Australia has been warned to tread carefully with China as South Korea tries to mend economic ties with its Asia Pacific neighbour.
South Korean President Moon Jae-In is in Beijing on a mission to normalise ties with his Chinese counterpart, Xi Jinping.
Macquarie University's China policy expert Dr Bates Gill says there are lessons for Australia from China's treatment of South Korea.
"It's always been the case as Australia has become increasingly dependent economically - or through trade at least - increasingly trade dependent on China, that this was a threat out there that could be used against Australia at some point," Dr Gill told SBS News.
Australia could be reaching that point, having previously angered China over its measures to curb foreign influence, with the Turnbull government's announcement interpreted as being aimed at China.
Dr Gill said it was unlikely any retaliation would be as clear as a centrally generated edict.
"Sometimes I think local leaders, local businesses, local regulatory agencies believe they're doing the right thing taking up a patriotic action in response to what they know has been a national story of concern," he said.
Australia's tourism market could take a hit with Chinese visitors estimated to be worth $10 billion to the economy per year.
Dr Gill also named universities that rely on full-fee paying Chinese students as a potential target, but says any action would be at arms-length from Beijing.
"It could be justifiably argued that the reason for the downturn in Chinese student numbers in Australia is because students began feeling unwelcome here owing to all this business about Chinese coersion and illicit activities," he said.
The Global Times newspaper published an editorial warning, saying: "The esteem with which Chinese regard certain Western countries will be downsized, as it becomes necessary for Beijing to retaliate.
"China needs to figure out tactics that can silently make Western institutions and individuals truly feel the pain."
Dr Gill claims the use of the word "silently" is significant.

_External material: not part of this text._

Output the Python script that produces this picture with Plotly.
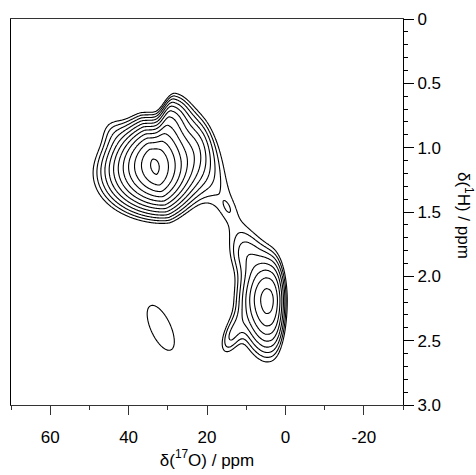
import numpy as np
import plotly.graph_objects as go

# Grid on which the 2D spectrum is evaluated (ppm)
O17_START, O17_STOP, O17_STEP = -6.0, 54.0, 0.2
H1_START, H1_STOP, H1_STEP = 0.35, 2.85, 0.005

# Width unit along each dimension (ppm); lineshape widths below are
# given in multiples of these so that tilted components can be rotated.
UNIT_O17 = 10.0
UNIT_H1 = 0.3

# Lineshape components of the 17O-1H correlation spectrum:
# centre (ppm), height, tilt of the long axis (deg), the widths on the
# positive / negative side of the long and short axes, and the lineshape
# exponents (2 = Gaussian).
PEAK_O17 = [33.4, 29.8, 22.5, 44.5, 14.7, 14.7, 4.8, 10.5, 14.0, 31.8]
PEAK_H1 = [1.15, 0.80, 0.95, 0.85, 1.47, 1.47, 2.19, 1.82, 2.47, 2.40]
PEAK_HEIGHT = [18.5, 3.8, 1.2, 0.6, 1.05, 0.25, 6.8, 0.9, 1.45, 1.25]
PEAK_TILT = [-15, -77, 0, 0, 66, 66, 0, 0, -70, 65.8]
W_LONG_POS = [0.46, 0.45, 0.26, 0.25, 1.40, 0.20, 0.31, 0.31, 0.41, 0.94]
W_LONG_NEG = [0.47, 0.64, 0.26, 0.25, 1.15, 0.20, 0.37, 0.31, 0.41, 0.94]
W_SHORT_POS = [0.62, 0.34, 0.51, 0.30, 0.38, 0.10, 0.78, 0.38, 0.18, 0.38]
W_SHORT_NEG = [0.60, 0.15, 0.51, 0.30, 0.38, 0.10, 0.65, 0.38, 0.18, 0.38]
P_LONG_POS = [1.45, 2, 2, 2, 2, 2, 2.6, 2, 2, 2]
P_LONG_NEG = [1.45, 2, 2, 2, 2, 2, 1.7, 2, 2, 2]
P_SHORT = [2, 2, 2, 2, 2, 2, 1.9, 2, 2, 2]

# Contour levels are geometrically spaced: BASE * RATIO**k
CONTOUR_BASE = 1.0
CONTOUR_RATIO = 1.3
N_LEVELS = 15

X_TICKS = [60, 40, 20, 0, -20]
X_TICK_TEXT = ["60", "40", "20", "0", "-20"]
Y_TICKS = [0, 0.5, 1.0, 1.5, 2.0, 2.5, 3.0]
Y_TICK_TEXT = ["0", "0.5", "1.0", "1.5", "2.0", "2.5", "3.0"]

o17 = np.arange(O17_START, O17_STOP + O17_STEP / 2, O17_STEP)
h1 = np.arange(H1_START, H1_STOP + H1_STEP / 2, H1_STEP)
X, Y = np.meshgrid(o17, h1)

spectrum = np.zeros_like(X)
for x0, y0, amp, tilt, wlp, wln, wsp, wsn, plp, pln, ps in zip(
        PEAK_O17, PEAK_H1, PEAK_HEIGHT, PEAK_TILT,
        W_LONG_POS, W_LONG_NEG, W_SHORT_POS, W_SHORT_NEG,
        P_LONG_POS, P_LONG_NEG, P_SHORT):
    # +u runs toward lower δ(17O), +v toward higher δ(1H)
    u = (x0 - X) / UNIT_O17
    v = (Y - y0) / UNIT_H1
    t = np.deg2rad(tilt)
    a = u * np.cos(t) + v * np.sin(t)
    b = -u * np.sin(t) + v * np.cos(t)
    pos = a >= 0
    ta = np.where(pos, np.abs(a / wlp) ** plp, np.abs(a / wln) ** pln)
    tb = np.abs(b / np.where(b >= 0, wsp, wsn)) ** ps
    spectrum += amp * np.exp(-0.5 * (ta + tb))

# contour index: integer values are the drawn levels
level = np.log(np.maximum(spectrum, 1e-6) / CONTOUR_BASE) / np.log(CONTOUR_RATIO)
level = np.round(np.maximum(level, -3.0), 4)

fig = go.Figure(go.Contour(
    x=o17, y=h1, z=level,
    contours=dict(start=0, end=N_LEVELS - 1, size=1, coloring="none"),
    line=dict(color="black", width=1.1, smoothing=1),
    showscale=False, hoverinfo="skip",
))

font = dict(family="Liberation Sans, Arial, sans-serif", size=17, color="black")

fig.update_layout(
    width=476, height=475,
    margin=dict(l=10, r=73, t=18, b=64),
    paper_bgcolor="white", plot_bgcolor="white",
    showlegend=False,
    font=font,
    xaxis=dict(
        range=[70, -30], tickvals=X_TICKS, ticktext=X_TICK_TEXT,
        ticks="outside", ticklen=9,
        tickwidth=1, tickcolor="#333", showline=True, linecolor="#333",
        linewidth=1, mirror=True, showgrid=False, zeroline=False,
        ticklabelstandoff=8,
        minor=dict(dtick=10, tick0=0, ticks="outside", ticklen=4,
                   tickcolor="#333", showgrid=False),
        title=dict(text="δ(<sup>17</sup>O) / ppm", font=font, standoff=6),
    ),
    yaxis=dict(
        range=[3.0, 0], side="right", tickvals=Y_TICKS, ticktext=Y_TICK_TEXT,
        ticks="outside", ticklen=10, tickwidth=1, tickcolor="black",
        showline=True, linecolor="black", linewidth=1, mirror=True,
        showgrid=False, zeroline=False,
        minor=dict(dtick=0.1, tick0=0, ticks="outside", ticklen=4,
                   tickcolor="black", showgrid=False),
    ),
    annotations=[dict(
        text="δ(<sup>1</sup>H) / ppm", textangle=90, showarrow=False,
        xref="paper", yref="paper", x=1.158, y=0.49,
        xanchor="center", yanchor="middle", font=font,
    )],
)

fig.write_html("out.html")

"It suggests to me the possibility of some form of cyber activity, maybe something similar to what we believe the Russians have done in Europe and in the United States," he said.
Leading economist Tim Harcourt believes China has a lot more to lose by taking punitive action against Australia.
"China is very dependent on us in terms of energy and food," he said.
"Cutting South Korea off at the knees temporarily wouldn't do as much damage to China as doing the same thing to Australia.
"If they took measures against Australia in terms of trade they would be really hurting Chinese consumers and businesses more than Australian businesses."
Meanwhile South Korea's leader Mr Moon is in Beijing trying to patch-up ties with China.
"The top priority of my visit to China is on recovering mutual trust," he said.
Relations between Beijing and Seoul have encountered their own rough patch, following the US military's deployment of an anti-missile system in the South to counter the North's threats.
China sees the deployment as a threat to its own security.
But Mr Moon is attempting to quell Chinese fears the installation of the Terminal High Altitude Area Defence (THAAD) system could be used to spy on its territory.
"South Korea will be extremely careful from here on out that the THAAD system is not invasive of China's security," he said.
"South Korea has received promises from the United States multiple times regarding this."
China's retaliation against South Korean businesses through unofficial boycotts is estimated to have cost them $10 billion.
And the number of Chinese tourists visiting South Korea has almost halved.